''This,'' says Rep. Newt Gingrich, speaking of (and like) George Bush, ''is a traditional values kind of guy.'' This testimonial was elicited not by Bush's stand against the menace of flag burning but by his reversal of position regarding subsidies for the arts.

Bush no longer opposes restrictions on grants from the National Endowment for the Arts. Now he favors support for ''good projects'' but not obscene ones.

The controversy about protecting the flag testifies to a consensus so strong that no action is needed. The controversy about the arts testifies to the absence of the sort of consensus needed to justify the NEA.

The flag merits special protection as a symbolic summation of national values. Thus the Supreme Court is wrong in ruling that the Constitution, which both depends on and establishes those values, forbids criminalizing desecration of the flag. But the strength of public fury about flag desecration proves that it would be disproportionate to amend the Constitution to combat sporadic desecrations.

Bush says flag burning ''endangers the fabric of the country.'' Such hyperventilating signifies insincerity; it is the synthetic indignation of the politically calculating.

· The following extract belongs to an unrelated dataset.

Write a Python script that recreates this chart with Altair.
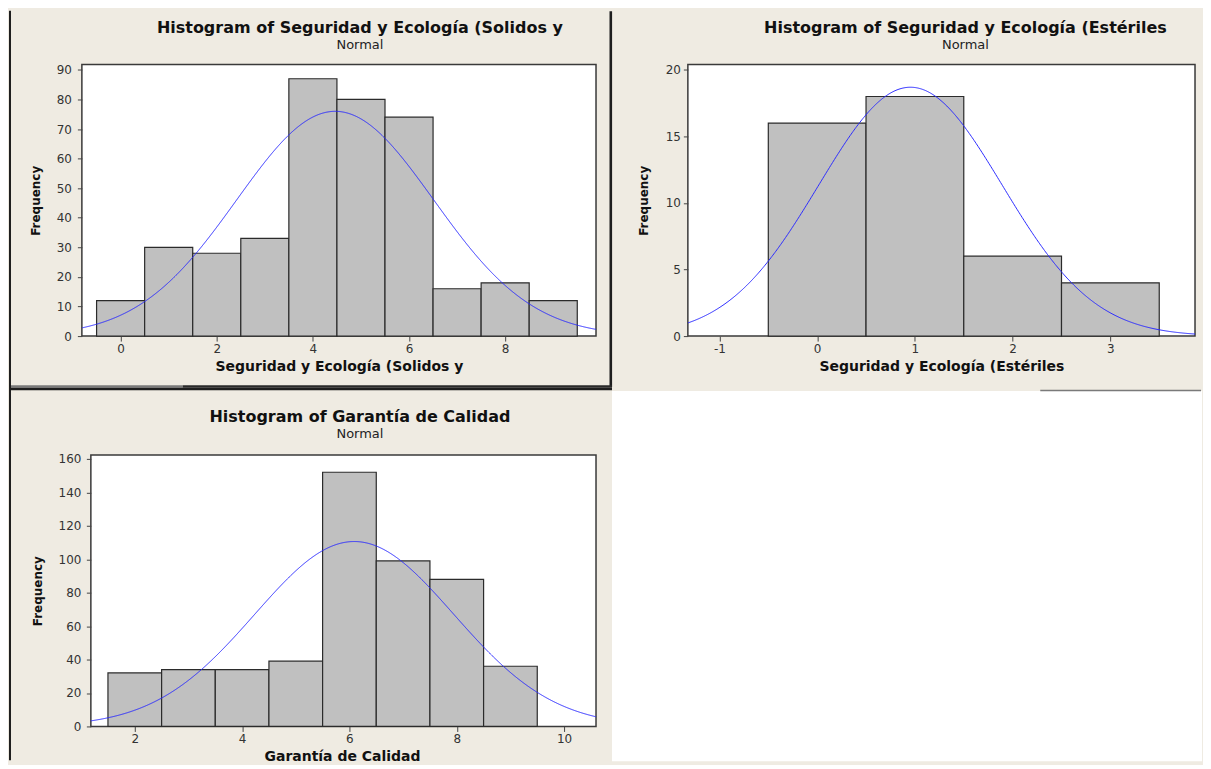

Bush is pandering to a consensus the existence of which makes his proposed amendment superfluous.

The public is far more volatile regarding the flag than art. What is notable is not that some art scandalizes but that so little art does. What distinguishes 1990 from, say, 1875 or 1913 is the indifference of the public to art.

Robert Hughes, writing in The New Republic, says, ''When Parisian gallery-goers in the 1870s recoiled in horror from the 'leprous' blue shadows in a Monet, it was because they felt an important contract had been broken -- the agreement between painting, as a primary form of social discourse, and reality.'' Painting has long since lost almost all its power to engage the public's passions.

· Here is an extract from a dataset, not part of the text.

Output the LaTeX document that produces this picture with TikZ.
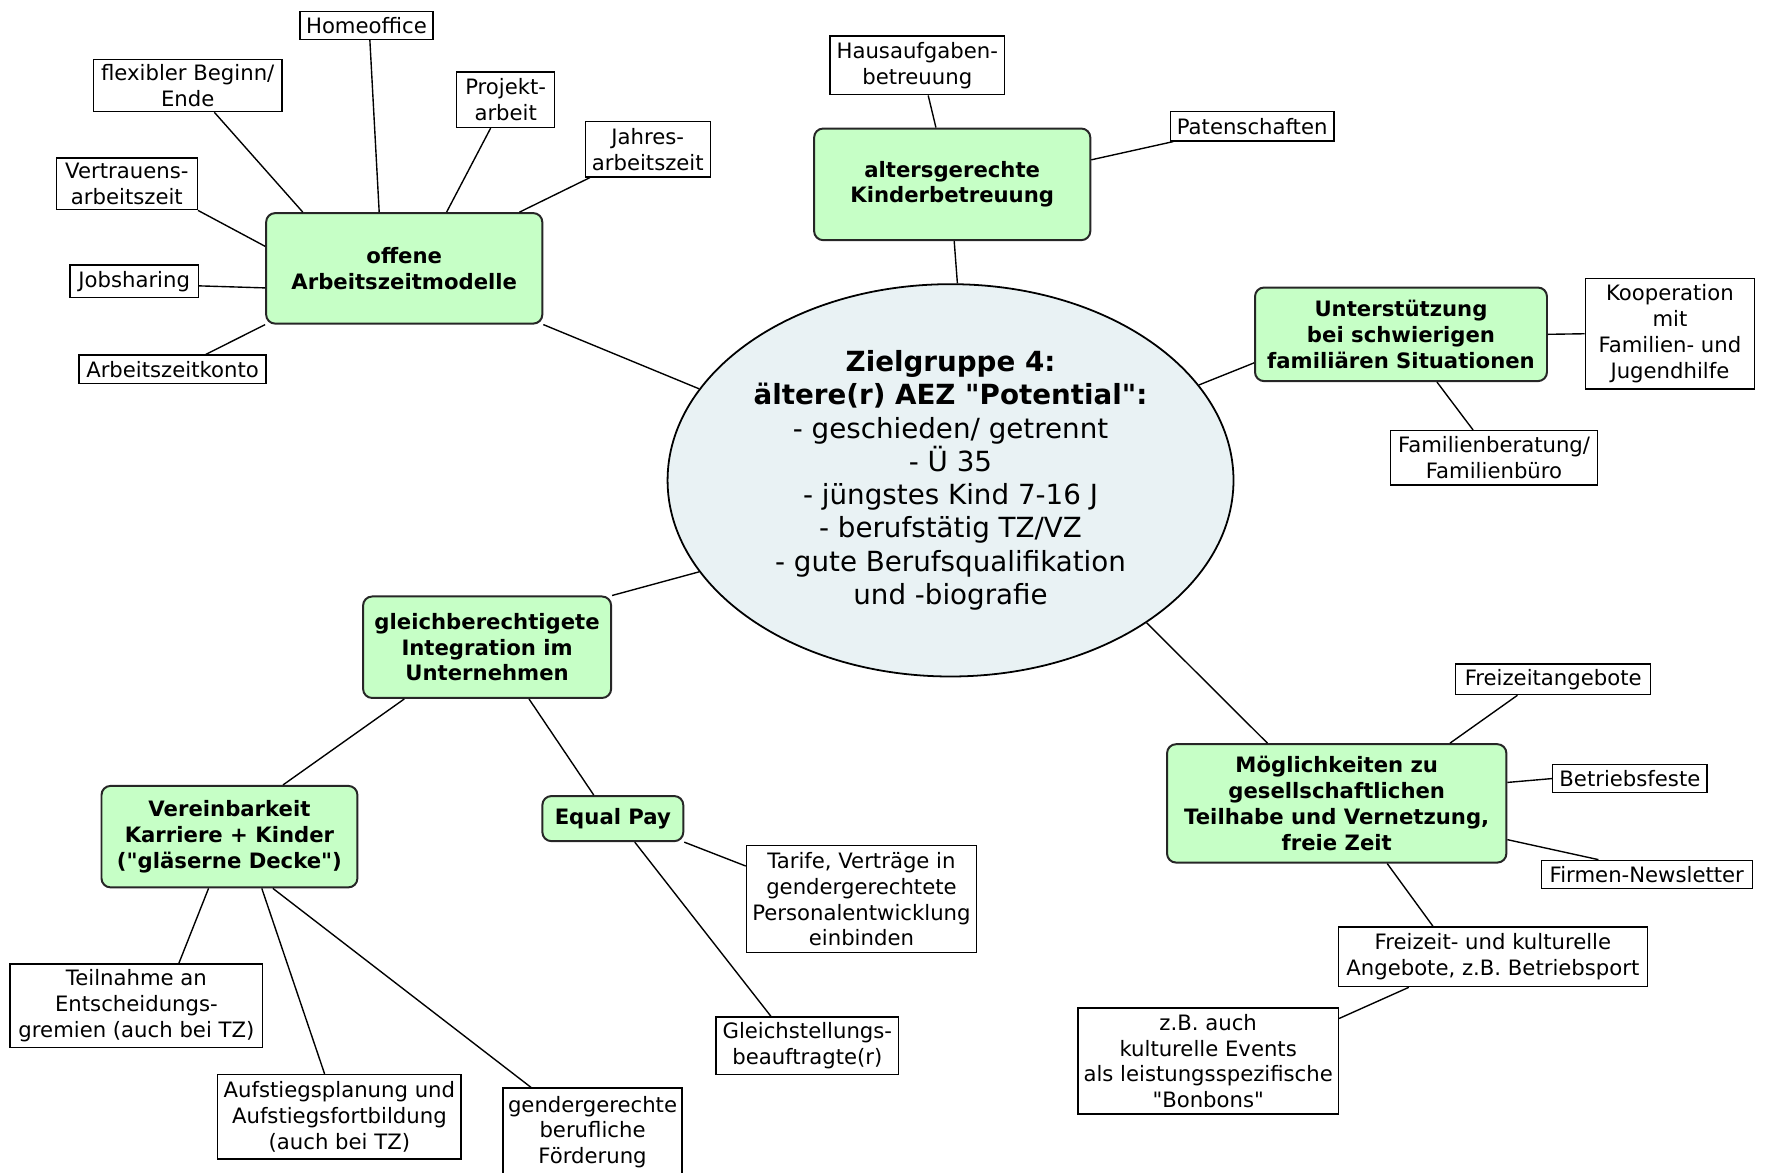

Even before it lost its primacy to photography (a subsidized exhibition of homoerotic photographs triggered the current controversy) and other modern media, painting had lost its power by shredding the contract Hughes speaks of. That contract was shredded by the stance of modernism, with its aura of anger and repudiation toward the inherited culture and the traditional task of transmitting the culture's values.

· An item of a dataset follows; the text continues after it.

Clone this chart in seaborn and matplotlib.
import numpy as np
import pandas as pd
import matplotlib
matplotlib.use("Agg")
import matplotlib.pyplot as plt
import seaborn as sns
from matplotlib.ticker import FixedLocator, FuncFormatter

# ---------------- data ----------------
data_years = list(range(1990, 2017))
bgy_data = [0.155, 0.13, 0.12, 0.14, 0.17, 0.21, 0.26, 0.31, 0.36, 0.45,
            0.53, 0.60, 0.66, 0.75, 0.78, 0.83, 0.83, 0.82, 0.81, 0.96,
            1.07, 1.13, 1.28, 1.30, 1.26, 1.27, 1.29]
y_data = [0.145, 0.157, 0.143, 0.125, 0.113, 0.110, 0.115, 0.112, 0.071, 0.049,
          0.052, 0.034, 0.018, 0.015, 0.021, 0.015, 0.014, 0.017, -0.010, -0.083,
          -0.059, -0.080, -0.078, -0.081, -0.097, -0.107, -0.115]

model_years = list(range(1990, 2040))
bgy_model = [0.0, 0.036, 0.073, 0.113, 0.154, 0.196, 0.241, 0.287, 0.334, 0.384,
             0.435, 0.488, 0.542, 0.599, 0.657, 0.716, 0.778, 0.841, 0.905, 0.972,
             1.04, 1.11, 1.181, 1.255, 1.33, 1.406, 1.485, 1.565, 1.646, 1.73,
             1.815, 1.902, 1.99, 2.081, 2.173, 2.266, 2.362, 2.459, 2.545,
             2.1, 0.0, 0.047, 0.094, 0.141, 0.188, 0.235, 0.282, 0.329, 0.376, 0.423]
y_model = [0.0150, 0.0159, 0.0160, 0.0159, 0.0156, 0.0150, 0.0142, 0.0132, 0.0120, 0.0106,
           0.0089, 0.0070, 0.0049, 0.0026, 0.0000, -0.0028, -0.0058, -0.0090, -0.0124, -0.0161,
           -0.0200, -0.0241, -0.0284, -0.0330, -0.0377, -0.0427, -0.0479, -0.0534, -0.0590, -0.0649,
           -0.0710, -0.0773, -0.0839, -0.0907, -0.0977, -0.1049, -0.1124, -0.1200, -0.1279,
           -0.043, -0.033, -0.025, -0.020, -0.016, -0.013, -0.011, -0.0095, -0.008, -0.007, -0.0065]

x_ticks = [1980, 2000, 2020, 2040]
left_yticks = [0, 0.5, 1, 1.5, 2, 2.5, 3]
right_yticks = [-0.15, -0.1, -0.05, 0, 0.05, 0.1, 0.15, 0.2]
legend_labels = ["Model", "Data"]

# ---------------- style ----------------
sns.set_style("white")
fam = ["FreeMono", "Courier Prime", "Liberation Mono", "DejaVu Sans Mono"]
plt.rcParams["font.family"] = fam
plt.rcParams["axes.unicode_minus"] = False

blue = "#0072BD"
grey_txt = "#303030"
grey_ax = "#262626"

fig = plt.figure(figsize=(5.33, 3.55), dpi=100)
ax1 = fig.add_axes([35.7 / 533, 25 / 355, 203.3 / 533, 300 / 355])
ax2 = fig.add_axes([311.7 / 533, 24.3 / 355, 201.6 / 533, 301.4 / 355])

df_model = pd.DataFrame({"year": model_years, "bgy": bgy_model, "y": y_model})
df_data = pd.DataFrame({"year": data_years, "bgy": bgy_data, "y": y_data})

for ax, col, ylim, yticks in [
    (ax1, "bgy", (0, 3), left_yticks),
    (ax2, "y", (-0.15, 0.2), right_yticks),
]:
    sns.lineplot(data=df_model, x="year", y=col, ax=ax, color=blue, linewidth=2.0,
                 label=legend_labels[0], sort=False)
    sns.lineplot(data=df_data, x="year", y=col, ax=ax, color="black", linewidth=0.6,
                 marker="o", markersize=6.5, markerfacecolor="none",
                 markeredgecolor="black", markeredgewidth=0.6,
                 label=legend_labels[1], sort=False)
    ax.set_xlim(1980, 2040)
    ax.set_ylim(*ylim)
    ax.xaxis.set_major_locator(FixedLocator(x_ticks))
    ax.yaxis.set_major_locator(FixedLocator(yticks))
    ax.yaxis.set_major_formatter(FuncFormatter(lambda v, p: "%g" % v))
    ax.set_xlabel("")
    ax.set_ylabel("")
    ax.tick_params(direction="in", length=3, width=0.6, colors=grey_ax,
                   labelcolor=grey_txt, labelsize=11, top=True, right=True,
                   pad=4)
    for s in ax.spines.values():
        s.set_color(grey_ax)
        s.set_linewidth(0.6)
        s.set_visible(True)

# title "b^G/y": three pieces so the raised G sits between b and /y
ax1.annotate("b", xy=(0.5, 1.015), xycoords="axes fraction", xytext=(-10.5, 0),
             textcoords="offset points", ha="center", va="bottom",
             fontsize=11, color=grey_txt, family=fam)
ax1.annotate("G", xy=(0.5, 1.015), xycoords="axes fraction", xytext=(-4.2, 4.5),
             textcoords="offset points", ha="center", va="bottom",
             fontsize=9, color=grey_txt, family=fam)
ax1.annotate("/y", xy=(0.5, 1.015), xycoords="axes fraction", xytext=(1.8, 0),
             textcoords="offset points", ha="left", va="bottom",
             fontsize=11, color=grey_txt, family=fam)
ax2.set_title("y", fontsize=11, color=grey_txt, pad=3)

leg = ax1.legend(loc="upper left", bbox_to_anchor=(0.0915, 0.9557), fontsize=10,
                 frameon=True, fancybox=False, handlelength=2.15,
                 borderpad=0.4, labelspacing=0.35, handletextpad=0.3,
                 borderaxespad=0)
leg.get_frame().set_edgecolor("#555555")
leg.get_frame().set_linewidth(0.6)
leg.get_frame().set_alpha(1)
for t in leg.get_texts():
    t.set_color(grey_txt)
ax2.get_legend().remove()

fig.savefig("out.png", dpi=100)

On May 29, 1913, there was turbulence between two morally passionate groups at the Theatre des Champs-Elysee. The occasion was the premier of Stravinsky's ballet ''Le Sacre du printemps.'' In a sense, the turmoil in the auditorium ratified the art. By turning ballet, the most graceful of arts, into a jarring experience, modernism defined itself. It was art as sensational event, as provocation severed from improving purpose. The meaning of the art was in the audience's tumultuous reaction to it.

Today the problem with public funds for the arts is not just that subsidies sometimes go to projects in which urinating (and simulated sex acts and whip handles in anuses) is important. The large problem is that there is no consensus about what art is, or why it is important.

The definition of art has been democratized: art is whatever anyone calling himself an artist says it is. This is the philistinism of the elites. It makes the ''arts community'' (the phrase connotes ostentatious separation from the larger society) the most arrogant lobby. That ''community'' demands the most extravagant entitlement -- public funds for no defined public purpose. Setting limits on the kinds of art for which public funds shall go (for example, excluding blasphemy or obscenity) is called ''censorship.''

If art has no improving purpose, it has no claim on public resources. Anyway, when there is no consensus concerning the purpose, or even the nature, of art, political institutions are especially ill-suited to the task of formulating standards for the intelligent disbursement of subsidies.

Some artists seeking subsidies accept the need to acknowledge a public purpose, and they say: shocking, provoking and discomfiting the public is good for it. Fair enough. They are free to do so.

But the perverse result today is that political institutions, rendered passive by the fear of being branded philistine, acquiesce in the demand for unrestricted subsidies to support the shocking, provoking and discomfiting of the subsidizers. Mark my words. It is only a matter of time before someone burns a flag, calls it ''kinetic art,'' and gets a grant to take his act on the road.

The argument for subsidizing the arts has a distinguished pedigree. It holds that the arts elevate the public mind by exposing it to beauty that gives rise to ennobling sentiments that leaven society. But nowadays if you speak of art's public purpose, or discuss standards for what is elevating and ennobling, you are apt to be denounced as an enemy of ''artistic freedom.''

Fair enough. Let artists be free from the taint of public purpose and thus from the burden of public funds.